Mary started running with Grace in pursuit. According to the Republican, Grace would have stabbed Mary a second time except that the women were interrupted by a policeman, who immediately placed the Clark woman under arrest and summoned medical help for Mary. Her wound was first thought not to be serious, but she was soon pronounced to be in a "very critical" condition.
On October 9, Grace, appearing in Springfield Police Court, applied for and was granted a change of venue, not to a different county but to a different judge and jurisdiction. No doubt she had appeared too many times in the police court on morals and other charges and doubted whether she could get a fair trial there. She and Winters had been charged jointly at least a time or two earlier in 1895 for cohabitating and/or for "resorting to rooms for immoral purposes." During the past couple of years, Grace had faced several additional charges of "lewd conduct" and at least one charge of stealing. 
Mary Grimes also had a history of minor offenses in Springfield prior to the cutting affray, although her record was not as extensive as Grace's. Mary married G. L. Mahan in Springfield near the end of October 1893, but a month later Mahan deserted her when he stole items from the hotel where he was employed and skedaddled out of Springfield. Mary then reverted to using her maiden name, although her legal name was still Mahan.

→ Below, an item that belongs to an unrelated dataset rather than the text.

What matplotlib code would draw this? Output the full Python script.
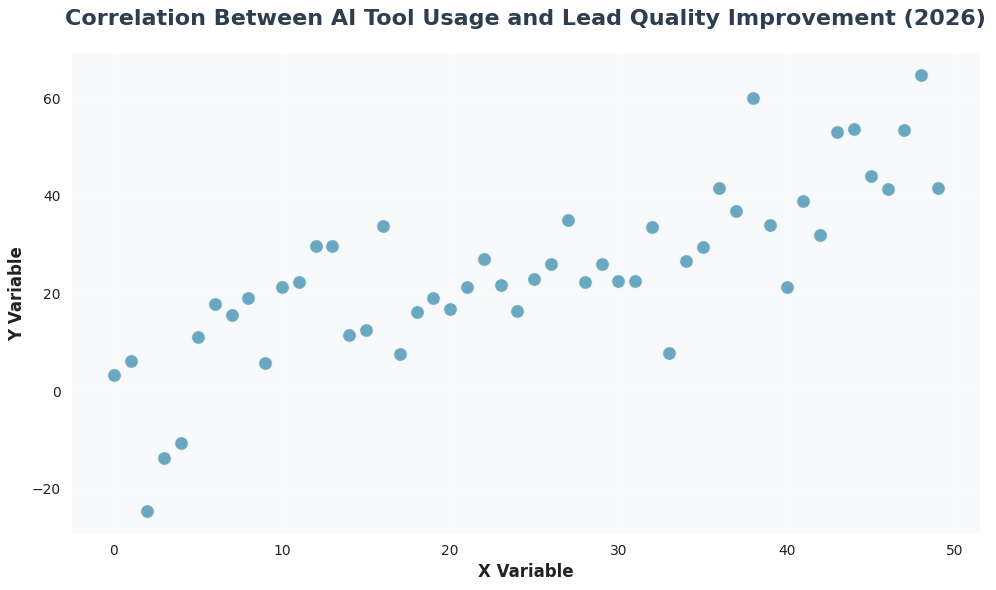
import matplotlib
matplotlib.use('Agg')
import matplotlib.pyplot as plt
import numpy as np

# Data
x_values = list(range(50))
y_values = [3.3, 6.2, -24.6, -13.6, -10.7, 11.1, 17.9, 15.6, 19.1, 5.7,
            21.4, 22.4, 29.8, 29.8, 11.5, 12.5, 33.9, 7.6, 16.2, 19.1,
            16.8, 21.4, 27.1, 21.8, 16.4, 23.0, 26.1, 35.1, 22.4, 26.1,
            22.6, 22.6, 33.7, 7.8, 26.7, 29.6, 41.7, 37.0, 60.0, 34.1,
            21.4, 39.0, 32.0, 53.0, 53.6, 44.1, 41.5, 53.4, 64.7, 41.7]
x_ticks = [0, 10, 20, 30, 40, 50]
y_ticks = [-20, 0, 20, 40, 60]

fig, ax = plt.subplots(figsize=(9.96, 5.9), dpi=100)
ax.set_facecolor('#f8f9fa')

ax.scatter(x_values, y_values, s=100, color='#2E86AB', alpha=0.7,
           edgecolors='white', linewidths=1, zorder=3)

ax.grid(True, color='white', linewidth=0.8, alpha=0.4, zorder=0)
for spine in ax.spines.values():
    spine.set_visible(False)
ax.tick_params(length=0, labelsize=10, colors='#222222', pad=8)
ax.set_xticks(x_ticks)
ax.set_yticks(y_ticks)
ax.set_xlim(-2.5, 51.5)
ax.set_ylim(-29, 69)

ax.set_title('Correlation Between AI Tool Usage and Lead Quality Improvement (2026)',
             fontsize=16, fontweight='bold', color='#2c3e50', pad=21)
ax.set_xlabel('X Variable', fontsize=12, fontweight='bold', color='#222222')
ax.set_ylabel('Y Variable', fontsize=12, fontweight='bold', color='#222222')

plt.subplots_adjust(left=0.072, right=0.984, top=0.908, bottom=0.097)
plt.savefig('out.png', dpi=100)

The preliminary hearing for Grace Clark was held on October 12. The Springfield Leader-Democrat gave some background on the woman at the time. Her maiden name was Grace Ramsey, and ten years earlier she had been "the prettiest, black-eyed, plump little beauty" in her southwest Missouri school. She was the daughter of wealthy parents, was liked by her teachers, and was "beyond her years in intelligence." She finished her education with "high honors," but somewhere along the line, she took a "false step" that led her down the road to ruin. Grace was now haggard and unkempt with sunken cheeks, and the newspaper said it would "require a vivid stretch of the imagination to see any beauty" in her face now. She had been a "woman of the town for a long time" and was "perfectly familiar with jail walls and calaboose bars." 
Mary Grimes had recovered sufficiently to testify against the defendant at her hearing, and the judge bound Grace Clark over to await the action of a grand jury. 
Unable to post a $500 bond, she was taken back to jail. 
However, I have found no record of what happened to Grace after this; so, perhaps the grand jury chose not to indict her.